Его Величество Поэт. Памяти Анатоля Сыса - страница 3

стр.

В соответствии со стереотипом, я представлял Анатоля высокообразованным интеллектуалом с возвышенной душой поэта, просветленным взглядом пророка. А увидел совсем другого человека. Что-то настороженное таилось во взгляде его серых глаз, как будто он изучал меня, остерегался быть щедрым со мной. Резкие черты лица выявляли его волевую натуру. Он показался мне не интеллигентом, а воином, хоть и выглядел усталым. Больше молчал, чем говорил, но в напряженном выражении его лица чувствовалась затаенная энергия неукротимого характера. Позднее я слышал, что Сыса сравнивали с Константином Калиновским. Внешне Анатоль и впрямь был похож на легендарного вождя повстанцев, но вот самоотверженности и целеустремленности, самоотдачи ему не хватало. Тогда, в 1987 году, когда мы первый раз встретились в моей квартире, Сыс был поэтом и все лучшее, что было в нем, еще не пропил. Он искренне переживал за Беларусь и готов был служить ей.

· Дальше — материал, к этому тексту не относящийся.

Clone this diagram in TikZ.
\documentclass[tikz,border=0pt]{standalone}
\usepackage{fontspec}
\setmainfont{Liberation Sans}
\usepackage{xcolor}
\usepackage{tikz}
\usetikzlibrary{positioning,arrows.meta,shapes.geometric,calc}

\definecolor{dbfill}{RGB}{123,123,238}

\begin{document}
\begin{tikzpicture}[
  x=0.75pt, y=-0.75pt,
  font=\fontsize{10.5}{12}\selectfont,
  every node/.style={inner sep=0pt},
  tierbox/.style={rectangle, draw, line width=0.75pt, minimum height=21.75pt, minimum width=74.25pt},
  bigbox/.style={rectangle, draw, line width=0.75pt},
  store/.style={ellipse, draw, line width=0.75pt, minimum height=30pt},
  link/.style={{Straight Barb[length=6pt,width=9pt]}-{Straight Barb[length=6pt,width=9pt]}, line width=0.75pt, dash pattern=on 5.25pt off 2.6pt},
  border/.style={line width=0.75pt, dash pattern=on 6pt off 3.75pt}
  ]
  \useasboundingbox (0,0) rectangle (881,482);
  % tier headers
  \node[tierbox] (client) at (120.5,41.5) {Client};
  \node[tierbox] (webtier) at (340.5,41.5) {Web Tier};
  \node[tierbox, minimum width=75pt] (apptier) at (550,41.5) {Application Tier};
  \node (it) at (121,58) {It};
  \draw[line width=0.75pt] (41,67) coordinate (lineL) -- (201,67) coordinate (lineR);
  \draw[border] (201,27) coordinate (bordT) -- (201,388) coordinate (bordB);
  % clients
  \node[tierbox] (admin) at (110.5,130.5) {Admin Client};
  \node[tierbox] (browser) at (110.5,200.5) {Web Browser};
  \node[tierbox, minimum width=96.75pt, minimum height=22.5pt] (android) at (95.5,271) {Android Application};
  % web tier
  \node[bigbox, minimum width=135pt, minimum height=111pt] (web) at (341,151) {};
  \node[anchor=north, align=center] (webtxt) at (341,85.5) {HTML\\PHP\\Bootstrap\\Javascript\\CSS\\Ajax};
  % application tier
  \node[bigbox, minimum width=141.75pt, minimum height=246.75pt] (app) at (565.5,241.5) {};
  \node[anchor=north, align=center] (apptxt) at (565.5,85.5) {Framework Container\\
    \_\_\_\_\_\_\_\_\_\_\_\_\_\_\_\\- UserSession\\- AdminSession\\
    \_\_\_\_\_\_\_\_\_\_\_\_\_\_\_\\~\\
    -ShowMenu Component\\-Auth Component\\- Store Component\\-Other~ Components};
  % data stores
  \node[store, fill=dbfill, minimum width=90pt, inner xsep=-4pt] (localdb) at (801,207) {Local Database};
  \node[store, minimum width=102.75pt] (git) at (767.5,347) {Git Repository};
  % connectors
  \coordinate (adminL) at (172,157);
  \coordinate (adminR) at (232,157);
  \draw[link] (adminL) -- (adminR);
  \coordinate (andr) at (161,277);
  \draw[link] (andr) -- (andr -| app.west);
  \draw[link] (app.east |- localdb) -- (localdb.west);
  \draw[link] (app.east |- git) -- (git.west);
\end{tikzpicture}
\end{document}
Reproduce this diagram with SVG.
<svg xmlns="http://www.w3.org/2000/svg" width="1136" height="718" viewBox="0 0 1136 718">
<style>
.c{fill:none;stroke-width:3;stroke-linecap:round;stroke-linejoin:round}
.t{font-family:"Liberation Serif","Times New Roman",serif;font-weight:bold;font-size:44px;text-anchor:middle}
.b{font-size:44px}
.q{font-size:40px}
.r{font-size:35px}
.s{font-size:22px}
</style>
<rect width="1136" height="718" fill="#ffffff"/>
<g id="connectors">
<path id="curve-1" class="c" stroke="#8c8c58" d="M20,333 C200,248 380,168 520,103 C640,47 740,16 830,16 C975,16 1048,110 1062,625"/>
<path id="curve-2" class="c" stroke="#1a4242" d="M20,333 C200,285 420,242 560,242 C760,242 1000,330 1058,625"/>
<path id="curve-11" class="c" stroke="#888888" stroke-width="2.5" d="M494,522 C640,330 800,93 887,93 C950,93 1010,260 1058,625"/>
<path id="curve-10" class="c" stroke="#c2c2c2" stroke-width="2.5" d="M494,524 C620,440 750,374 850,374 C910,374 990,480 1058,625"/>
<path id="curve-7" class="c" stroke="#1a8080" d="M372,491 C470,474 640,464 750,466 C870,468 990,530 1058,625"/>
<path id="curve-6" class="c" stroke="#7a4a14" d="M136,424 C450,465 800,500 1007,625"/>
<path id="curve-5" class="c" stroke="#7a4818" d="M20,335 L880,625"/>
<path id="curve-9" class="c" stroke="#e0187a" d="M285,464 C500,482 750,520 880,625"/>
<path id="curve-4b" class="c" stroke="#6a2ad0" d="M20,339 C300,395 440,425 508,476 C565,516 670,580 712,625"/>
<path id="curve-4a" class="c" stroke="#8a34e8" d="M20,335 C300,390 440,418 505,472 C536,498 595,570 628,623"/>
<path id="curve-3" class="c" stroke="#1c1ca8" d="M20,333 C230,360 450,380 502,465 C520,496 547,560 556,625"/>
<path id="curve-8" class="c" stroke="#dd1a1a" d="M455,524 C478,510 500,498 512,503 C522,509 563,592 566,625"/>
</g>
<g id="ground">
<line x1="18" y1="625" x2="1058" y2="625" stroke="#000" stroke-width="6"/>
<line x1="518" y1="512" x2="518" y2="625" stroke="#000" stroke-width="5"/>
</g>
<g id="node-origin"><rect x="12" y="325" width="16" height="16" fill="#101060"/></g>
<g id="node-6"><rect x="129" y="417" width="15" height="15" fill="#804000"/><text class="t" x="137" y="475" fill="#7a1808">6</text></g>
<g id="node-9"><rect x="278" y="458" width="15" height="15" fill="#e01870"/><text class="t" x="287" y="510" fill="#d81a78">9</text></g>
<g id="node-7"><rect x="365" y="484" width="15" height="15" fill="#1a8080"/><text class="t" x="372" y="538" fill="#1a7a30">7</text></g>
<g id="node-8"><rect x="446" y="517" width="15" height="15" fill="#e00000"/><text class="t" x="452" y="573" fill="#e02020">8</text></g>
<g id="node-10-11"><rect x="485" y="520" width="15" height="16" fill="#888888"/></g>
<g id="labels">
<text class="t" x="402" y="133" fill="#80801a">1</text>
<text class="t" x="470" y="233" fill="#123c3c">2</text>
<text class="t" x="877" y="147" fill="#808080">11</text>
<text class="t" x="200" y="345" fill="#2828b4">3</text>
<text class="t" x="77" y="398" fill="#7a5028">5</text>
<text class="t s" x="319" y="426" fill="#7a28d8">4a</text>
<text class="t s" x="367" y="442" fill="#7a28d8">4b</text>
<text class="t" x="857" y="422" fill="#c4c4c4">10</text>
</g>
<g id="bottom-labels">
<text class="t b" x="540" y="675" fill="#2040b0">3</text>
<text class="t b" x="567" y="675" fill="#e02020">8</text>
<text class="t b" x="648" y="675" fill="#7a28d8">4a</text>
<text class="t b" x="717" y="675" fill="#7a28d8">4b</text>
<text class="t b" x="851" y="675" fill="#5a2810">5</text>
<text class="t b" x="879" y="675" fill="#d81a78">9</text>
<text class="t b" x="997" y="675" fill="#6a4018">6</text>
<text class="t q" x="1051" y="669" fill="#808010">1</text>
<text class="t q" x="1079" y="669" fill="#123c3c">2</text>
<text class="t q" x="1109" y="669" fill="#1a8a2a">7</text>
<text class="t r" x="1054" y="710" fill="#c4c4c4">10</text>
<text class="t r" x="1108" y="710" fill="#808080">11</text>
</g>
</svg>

Тогда он приехал под вечер в компании Алеся Беляцкого и двух братьев Дебишев. Днем они работали с хлопцами из «Талакі» в Строчицах, рубили тростник для крыш музейных хат и, усталые, голодные, замерзшие на холодном осеннем ветру, все же отправились в далекую Серебрянку знакомиться с каким-то молодым романистом. Вот и познакомились. Я чувствовал себя неловко, не зная, как вести встречу. Будь это простые рабочие парни, так сели бы, выпили по рюмке и поговорили по душам. А то — писатели, которые уже печатались. Едва ли не боги для меня. Хотелось выглядеть перед ними достойно. Да вот плохое знание мовы, а точнее, отсутствие языковой практики, сводило уста. Поэтому и разговор был немногословным, и пиво, которым я угостил парней, не сблизило нас. Я неохотно отвечал на их вопросы, чувствовал себя чужим, как рабочий среди интеллигенции. Тогда я мало знал, мало что понимал и плохо рассуждал — словом, был темным и неотесанным. Дебиши молчали, молчал и Сыс, и разговор вел более шустрый Алесь Беляцкий. Вытянул из меня необходимые сведения: кто я, что я, чем живу, что пишу и как пишу. Сыс оживился, когда я сказал, что рукопись романа лежит в «Мастацкай літаратуры» и рецензируют его Константин Тарасов и Анатоль Сидоревич. Тогда я еще не знал, что они дали взаимоисключающие рецензии. Одному понравилось то, а не понравилось это, другому наоборот. Мне придется подстраиваться под их вкусы, ломать сюжет, менять образы, сокращать — короче, калечить роман, осуждая его на вечную инвалидность. И в таком состоянии издательство будет шесть лет мурыжить его. Этого я не предвидел, а жил розовыми мечтами о выходе романа, о славе, которую он принесет, о том, что вытянет меня из ада сталелитейного цеха, где я пять лет горел живьем, палимый жаром раскаленного металла и адским огнем плавильных печей, задыхался от дыма и пыли и харкал черными сгустками желчи.

Сыс оживился и экспрессивно произнес:

— Кастусь и Сидор! Так это свои хлопцы! Если роман хороший, то нечего волноваться, напечатают. Сейчас позвоню Сидору.

Легко сказать «нечего волноваться». Я жил надеждами на роман, он открыл бы мне двери в литературу, вне которой я не представлял свою жизнь, поскольку она была бы бессмысленной и пустой. И если вот Сидоревич признает роман слабым, недостойным публикации, мне останется прозябать в нищете жизни и аду литейки.

Сыс по телефону набрал нужный номер и дождался, когда на другом конце провода подняли трубку.

— Анатоль, привет, это Сыс. Ты рецензируешь роман Чаропки, что с ним?

Удивили его панибратские отношения с рецензентом, видевшимся мне суровым судьей, от которого зависела моя судьба. Я затаенно ждал, пока Анатоль внимательно слушал по телефону Сидоревича. Каким будет приговор? Не напрасны ли были мои усилия? Как оценил роман этот грозный рецензент?

Сыс положил трубку и как-то мрачно посмотрел на меня. Ничего хорошего после такого взгляда я не ждал. Видимо, приговор Сидоревича был отрицательным и он угробил роман. Вот Сыс и разочаровался во мне, считает обыкновенным графоманом.

— Учи язык, деточка, — грубо сказал Сыс.